Data shown:
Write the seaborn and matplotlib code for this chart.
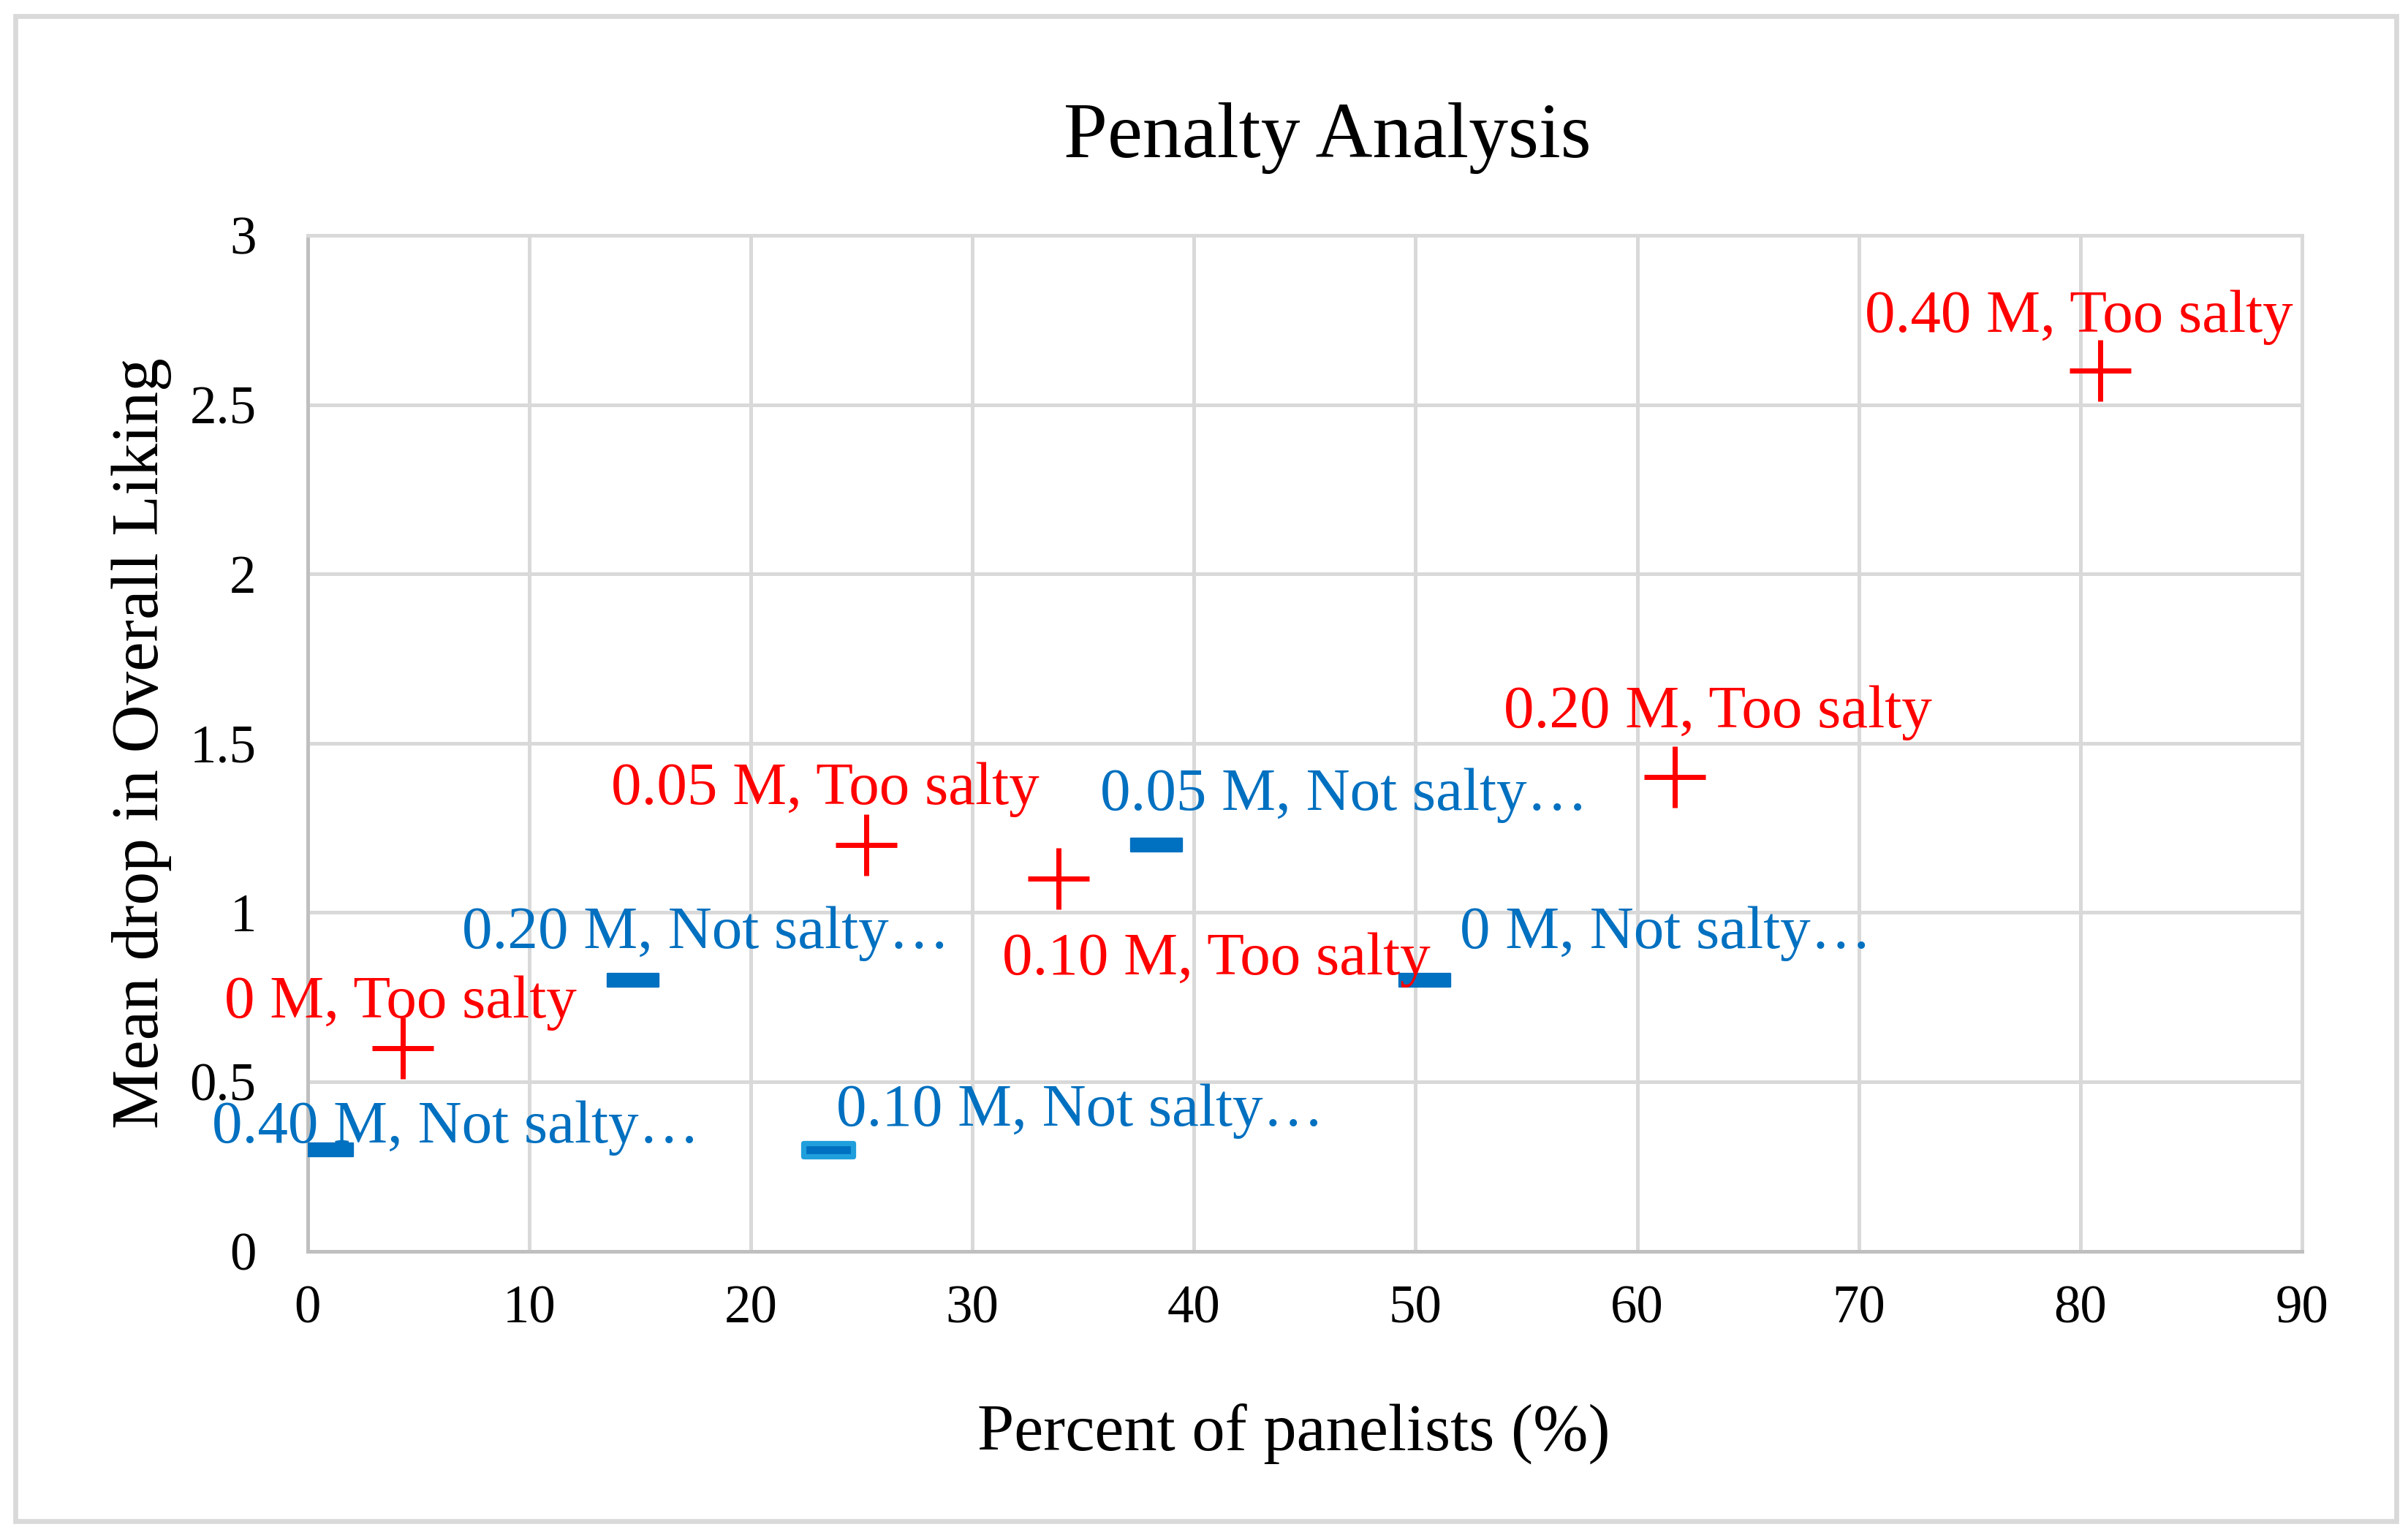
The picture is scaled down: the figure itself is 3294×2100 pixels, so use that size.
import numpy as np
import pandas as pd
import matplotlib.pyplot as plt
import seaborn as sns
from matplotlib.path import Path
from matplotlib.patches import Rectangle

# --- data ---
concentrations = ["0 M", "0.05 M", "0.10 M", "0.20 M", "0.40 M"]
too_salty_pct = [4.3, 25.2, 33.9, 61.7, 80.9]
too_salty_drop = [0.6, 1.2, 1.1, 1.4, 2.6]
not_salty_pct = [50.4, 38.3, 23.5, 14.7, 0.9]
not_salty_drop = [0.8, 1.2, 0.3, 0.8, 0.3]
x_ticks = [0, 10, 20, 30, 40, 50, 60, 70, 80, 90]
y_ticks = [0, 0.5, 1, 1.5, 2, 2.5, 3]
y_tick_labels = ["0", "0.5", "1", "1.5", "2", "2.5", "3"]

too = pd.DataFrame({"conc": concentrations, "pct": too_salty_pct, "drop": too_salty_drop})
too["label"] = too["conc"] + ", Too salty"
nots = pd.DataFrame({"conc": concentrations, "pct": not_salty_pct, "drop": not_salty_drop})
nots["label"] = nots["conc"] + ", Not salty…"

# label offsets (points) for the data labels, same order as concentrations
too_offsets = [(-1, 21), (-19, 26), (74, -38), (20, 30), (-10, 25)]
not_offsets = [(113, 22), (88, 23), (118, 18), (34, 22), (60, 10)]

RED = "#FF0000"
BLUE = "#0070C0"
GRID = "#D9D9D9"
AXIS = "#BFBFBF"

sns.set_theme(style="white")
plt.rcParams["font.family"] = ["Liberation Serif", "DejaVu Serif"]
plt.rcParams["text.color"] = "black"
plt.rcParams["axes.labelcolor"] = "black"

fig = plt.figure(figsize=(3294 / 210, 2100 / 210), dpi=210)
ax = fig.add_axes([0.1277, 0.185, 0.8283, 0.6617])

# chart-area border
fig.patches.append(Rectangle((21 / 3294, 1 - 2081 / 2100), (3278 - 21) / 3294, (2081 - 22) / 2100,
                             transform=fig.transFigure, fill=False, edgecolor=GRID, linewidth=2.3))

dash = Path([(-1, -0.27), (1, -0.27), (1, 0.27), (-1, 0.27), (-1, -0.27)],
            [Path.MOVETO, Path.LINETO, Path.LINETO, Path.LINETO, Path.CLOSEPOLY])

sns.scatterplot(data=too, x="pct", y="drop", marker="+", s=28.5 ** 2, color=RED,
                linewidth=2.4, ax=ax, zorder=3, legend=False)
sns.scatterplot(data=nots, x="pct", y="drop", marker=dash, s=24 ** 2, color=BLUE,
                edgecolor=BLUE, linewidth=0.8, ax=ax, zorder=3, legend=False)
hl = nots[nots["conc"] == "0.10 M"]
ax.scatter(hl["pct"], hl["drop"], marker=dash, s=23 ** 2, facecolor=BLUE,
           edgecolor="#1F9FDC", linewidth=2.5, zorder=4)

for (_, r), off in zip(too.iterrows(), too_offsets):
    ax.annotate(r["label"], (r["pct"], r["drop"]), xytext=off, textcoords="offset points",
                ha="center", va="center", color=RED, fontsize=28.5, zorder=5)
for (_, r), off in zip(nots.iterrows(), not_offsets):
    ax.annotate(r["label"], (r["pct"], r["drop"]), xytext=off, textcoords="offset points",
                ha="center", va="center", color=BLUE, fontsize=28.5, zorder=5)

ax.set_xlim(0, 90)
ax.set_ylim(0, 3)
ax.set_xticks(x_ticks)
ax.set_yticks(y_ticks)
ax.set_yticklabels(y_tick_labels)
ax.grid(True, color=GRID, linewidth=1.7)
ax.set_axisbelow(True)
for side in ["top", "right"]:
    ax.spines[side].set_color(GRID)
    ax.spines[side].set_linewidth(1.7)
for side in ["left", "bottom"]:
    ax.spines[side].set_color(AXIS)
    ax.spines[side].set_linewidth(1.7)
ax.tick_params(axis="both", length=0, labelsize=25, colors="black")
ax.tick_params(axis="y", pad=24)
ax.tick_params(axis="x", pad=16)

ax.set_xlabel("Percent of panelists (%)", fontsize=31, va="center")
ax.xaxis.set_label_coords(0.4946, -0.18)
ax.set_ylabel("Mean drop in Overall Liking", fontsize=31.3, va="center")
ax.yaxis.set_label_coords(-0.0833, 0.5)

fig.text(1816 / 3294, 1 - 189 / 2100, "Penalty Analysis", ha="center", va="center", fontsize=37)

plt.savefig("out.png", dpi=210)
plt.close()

Stated problem: Every line that holds the word "matplotlib" should be extracted.

Exercise solution:
Write the seaborn and matplotlib code for this chart.
import matplotlib.pyplot as plt
from matplotlib.path import Path
from matplotlib.patches import Rectangle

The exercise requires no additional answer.